Anne-Gabrielle Ducharme
En 2012, lorsque le propriétaire de la station de ski du Mont-Orignal a annoncé sa fermeture imminente, c’est toute la population du Lac Etchemin qui fut alarmée. La montagne est un effet un joyau économique pour la région. Retour sur une opération de sauvetage à saveur de coopérative.
« Un mouvement de mobilisation s’est aussitôt mis en place. C’est un endroit très prisé », raconte l’actuel directeur général, Marc Lacroix. Ce dernier était à l’époque chef de patrouille, et joua un rôle de leader au moment de rassembler les fonds requis au secours de l’entreprise.
Éviter le pire
« Il fallait éviter la catastrophe », soutient Lacroix. Cette catastrophe, c’était notamment assister à la perte de soixante-dix emplois et à une dévalorisation considérable des propriétés des alentours. Pour ce faire, la conversion en une coopérative de solidarité a prévalu. Skieurs épris de la montagne, propriétaires de chalets et employés ont acheté des parts, sans compter la participation de Desjardins et de la municipalité.
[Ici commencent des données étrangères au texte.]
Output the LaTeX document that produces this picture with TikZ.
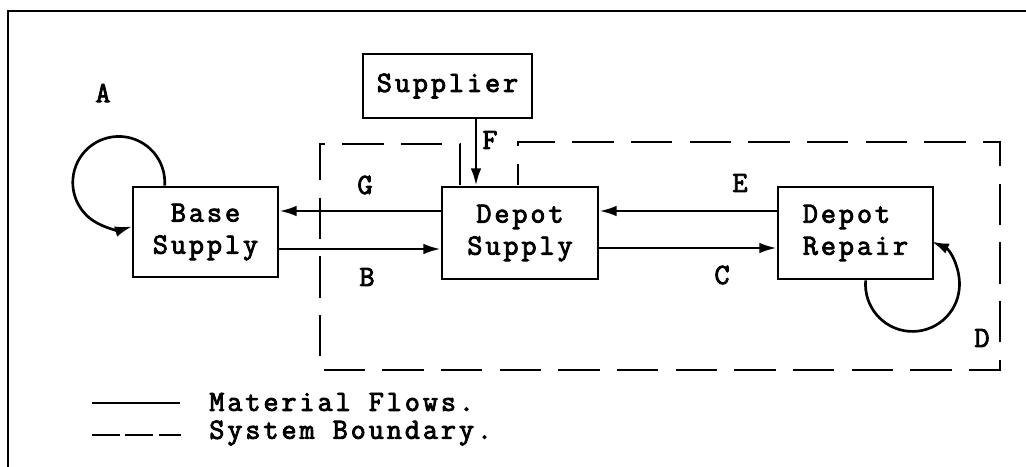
\documentclass[tikz,border=0pt]{standalone}
\usepackage{fontspec}
\newfontfamily\typfont[LetterSpace=10,FakeBold=3]{Latin Modern Mono}
\usetikzlibrary{arrows.meta}
\begin{document}
\begin{tikzpicture}[x=0.75pt,y=-0.75pt,line width=2pt,
  txt/.style={font=\typfont\fontsize{22}{24}\selectfont},
  box/.style={draw,txt,inner sep=0pt,align=center},
  flow/.style={-{Latex[length=13pt,width=8pt]}},
  bound/.style={line width=2pt,dash pattern=on 31pt off 13pt},
  lab/.style={txt,inner sep=0pt}]
\useasboundingbox (0,0) rectangle (1026,467);
% outer frame
\draw (8,467) -- (8,11) -- (1026,11);
% boxes
\node[box,minimum width=108.75pt,minimum height=67.5pt] (BS) at (205.5,232) {Base\\Supply};
\node[box,minimum width=117pt,minimum height=69pt] (DS) at (520,233) {Depot\\Supply};
\node[box,minimum width=116.25pt,minimum height=69pt,align=left] (DR) at (855.5,233) {Depot\\Repair};
\node[box,minimum width=126.75pt,minimum height=48pt] (SU) at (447.5,86) {Supplier};
% system boundary
\coordinate (b1) at (460,185);
\coordinate (b2) at (518,185);
\draw[bound] (b1) -- (460,144) -- (320,144) -- (320,370) -- (1000,370) -- (1000,142) -- (518,142) -- (b2);
% flows
\draw[flow] (DS.west |- 0,211) -- (BS.east |- 0,211);
\draw[flow] (BS.east |- 0,249) -- (DS.west |- 0,249);
\draw[flow] (DR.west |- 0,211) -- (DS.east |- 0,211);
\draw[flow] (DS.east |- 0,248) -- (DR.west |- 0,248);
\draw[flow] (SU.south -| 476,0) -- (DS.north -| 476,0);
\draw[flow] (BS.north west) ++(33,0) arc[start angle=-4,end angle=287,radius=34.5pt];
\draw[flow] (DR.south west) ++(89,0) arc[start angle=175,end angle=426,radius=35.25pt];
% labels
\node[lab] (lA) at (103,93) {A};
\node[lab] (lG) at (365,185) {G};
\node[lab] (lB) at (367,277) {B};
\node[lab] (lF) at (490,140) {F};
\node[lab] (lE) at (740,183) {E};
\node[lab] (lC) at (722,275) {C};
\node[lab] (lD) at (982,338) {D};
% legend
\coordinate (m1) at (92,403);
\coordinate (m2) at (180,403);
\coordinate (s1) at (92,435);
\coordinate (s2) at (181,435);
\draw (m1) -- (m2);
\draw[dash pattern=on 21pt off 4pt] (s1) -- (s2);
\node[lab,anchor=west] (tm) at (208,402) {Material Flows.};
\node[lab,anchor=west] (ts) at (208,433) {System Boundary.};
\end{tikzpicture}
\end{document}
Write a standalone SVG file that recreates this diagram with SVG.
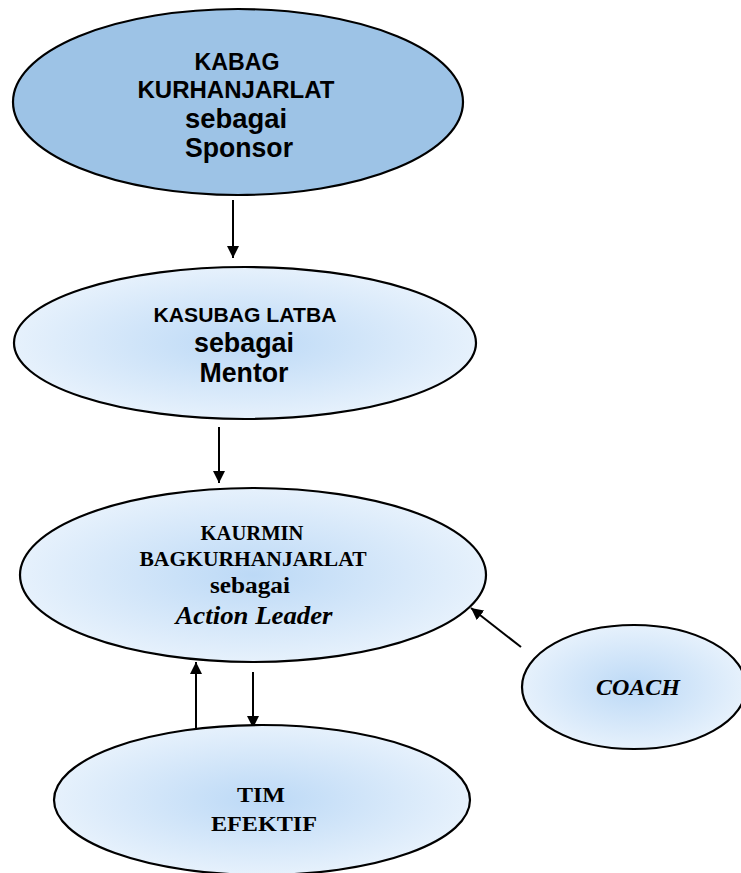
<svg xmlns="http://www.w3.org/2000/svg" width="741" height="873" viewBox="0 0 741 873">
<defs>
<radialGradient id="g" cx="50%" cy="50%" r="50%">
<stop offset="0" stop-color="#bcd9f6"/>
<stop offset="1" stop-color="#e6f1fc"/>
</radialGradient>
<marker id="ah" viewBox="0 0 12 12" refX="12" refY="6" markerWidth="12" markerHeight="12" markerUnits="userSpaceOnUse" orient="auto">
<path d="M0,0 L12,6 L0,12 Z" fill="#000"/>
</marker>
<style>
.sh{stroke:#000;stroke-width:2.2}
.c{stroke:#000;stroke-width:2;fill:none;marker-end:url(#ah)}
.a{font-family:"Liberation Sans",Arial,sans-serif;font-weight:bold;fill:#000;text-anchor:middle}
.t{font-family:"Liberation Serif","Times New Roman",serif;font-weight:bold;fill:#000;text-anchor:middle}
</style>
</defs>
<rect width="741" height="873" fill="#fff"/>
<g id="connectors">
<line class="c" x1="233" y1="200" x2="233" y2="258"/>
<line class="c" x1="219" y1="427" x2="219" y2="483"/>
<line class="c" x1="196" y1="728" x2="196" y2="662"/>
<line class="c" x1="253" y1="672" x2="253" y2="728"/>
<line class="c" x1="521" y1="647" x2="471" y2="608"/>
</g>
<g id="sponsor">
<ellipse class="sh" cx="238" cy="102" rx="225" ry="93" fill="#9dc3e6"/>
<text class="a" x="237" y="70" font-size="23" textLength="85" lengthAdjust="spacingAndGlyphs">KABAG</text>
<text class="a" x="236" y="98" font-size="23" textLength="197" lengthAdjust="spacingAndGlyphs">KURHANJARLAT</text>
<text class="a" x="236" y="128" font-size="27" textLength="102" lengthAdjust="spacingAndGlyphs">sebagai</text>
<text class="a" x="239" y="157" font-size="27" textLength="108" lengthAdjust="spacingAndGlyphs">Sponsor</text>
</g>
<g id="mentor">
<ellipse class="sh" cx="245" cy="343" rx="231" ry="76" fill="url(#g)"/>
<text class="a" x="245" y="322" font-size="20" textLength="183" lengthAdjust="spacingAndGlyphs">KASUBAG LATBA</text>
<text class="a" x="244" y="352" font-size="27" textLength="100" lengthAdjust="spacingAndGlyphs">sebagai</text>
<text class="a" x="244" y="382" font-size="27" textLength="89" lengthAdjust="spacingAndGlyphs">Mentor</text>
</g>
<g id="action-leader">
<ellipse class="sh" cx="253" cy="575" rx="233" ry="87" fill="url(#g)"/>
<text class="t" x="252" y="540" font-size="22" textLength="103" lengthAdjust="spacingAndGlyphs">KAURMIN</text>
<text class="t" x="253" y="566" font-size="22" textLength="227" lengthAdjust="spacingAndGlyphs">BAGKURHANJARLAT</text>
<text class="t" x="250" y="593" font-size="24" textLength="80" lengthAdjust="spacingAndGlyphs">sebagai</text>
<text class="t" x="254" y="624" font-size="26" font-style="italic" textLength="157" lengthAdjust="spacingAndGlyphs">Action Leader</text>
</g>
<g id="coach">
<ellipse class="sh" cx="634" cy="687" rx="112" ry="62" fill="url(#g)"/>
<text class="t" x="638" y="695" font-size="23" font-style="italic" textLength="84" lengthAdjust="spacingAndGlyphs">COACH</text>
</g>
<g id="tim-efektif">
<ellipse class="sh" cx="262" cy="800" rx="208" ry="75" fill="url(#g)"/>
<text class="t" x="261" y="802" font-size="22" textLength="48" lengthAdjust="spacingAndGlyphs">TIM</text>
<text class="t" x="264" y="831" font-size="22" textLength="106" lengthAdjust="spacingAndGlyphs">EFEKTIF</text>
</g>
</svg>
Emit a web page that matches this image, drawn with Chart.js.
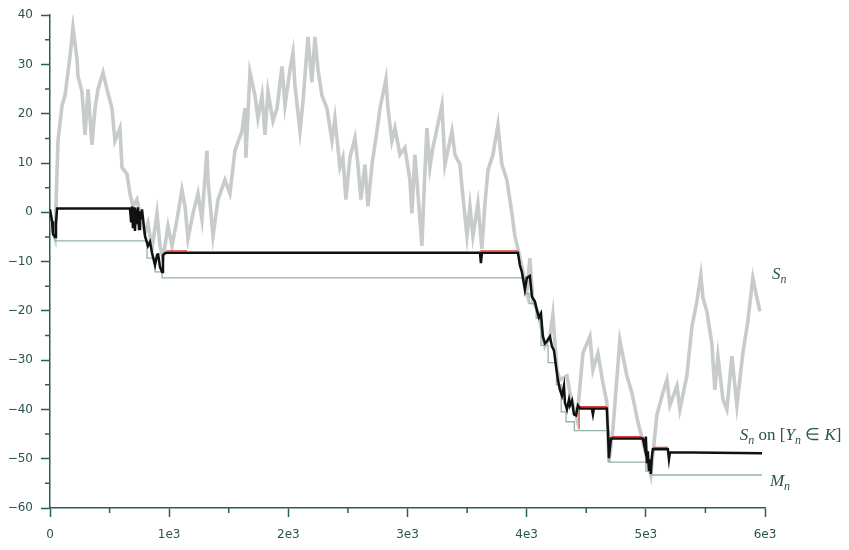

Le tout, pour un total de 62 contributeurs.
Précisons que ces membres de soutien reçoivent comme seul avantage le droit de vote aux assemblées générales annuelles, où sont discutées les grandes orientations de la gestion de la station. « Aucun rabais ni ristourne ne sont octroyés aux contributeurs. Ils ont agi dans le but de sauver un lieu cher à la collectivité », illustre la responsable de la gestion administrative, Krystel Audet.
La coop s’impose
Tout comme pour l’ensemble du secteur de la villégiature, la viabilité d’un centre de ski dépend en grande partie de facteurs hors du contrôle de ses gestionnaires. Pensons notamment aux conditions météorologiques et au contexte économique global. C’est d’ailleurs ce qui a refroidi les investisseurs privés à faire l’acquisition du Mont-Orignal : « Ce serait impossible de fonctionner sous un autre mode de gestion. C’est beaucoup trop cher et difficile à exploiter pour le privé », résume Kristel Audet.
Le modèle coopératif semble avoir eu une incidence positive, d’une part sur les emplois de la région, et d’autre part, sur la culture organisationnelle de l’entreprise : « Un grand changement s’est articulé avec le passage au mode coop », explique Audet. Le but demeure de faire des profits, mais afin d’investir ces derniers dans la station. Cela a nécessairement une influence sur les employés », poursuit-elle. « C’est tous pour un ici », rajoute son directeur.
Le sauvetage du Mont-Orignal: un modèle à promouvoir
Pour l’agente du bureau de Montréal-Laval de la Coopérative de développement régional du Québec, Nada Elkouzi, ce type de récupération par des employés est un modèle trop peu connu. « Une telle reprise permet d’assurer une relève par des individus déjà impliqués dans l’institution », élabore-t-elle. Dans le cas du Mont-Orignal, ce sont en effet des employés, bénévoles et usagers de la station qui ont mis la main à la pâte.
La conversion en une coopérative de solidarité a prévalu
« C’est beaucoup trop cher et difficile à exploiter pour le privé »
« Ce type de récupération par des employés est un modèle trop peu connu »
Or, l’agente fait part d’une précision importante : « c’est un modèle très intéressant lorsqu’il s’agit d’assurer une relève. Par contre, si c’est pour sauver une compagnie sur le bord de la faillite, on ne risque pas d’obtenir les résultats escomptés », avance-t-elle. En effet, la perte de viabilité financière repose le plus souvent sur des facteurs relatifs à un secteur d’activité. « Le modèle coop ne peut alors pas changer grand-chose », conclu-t-elle.
Le Mont-Orignal est ainsi un bon exemple où le modèle coop a assuré la pérennité d’une entreprise souffrant certes d’un manque de repreneurs, mais pas d’appuis.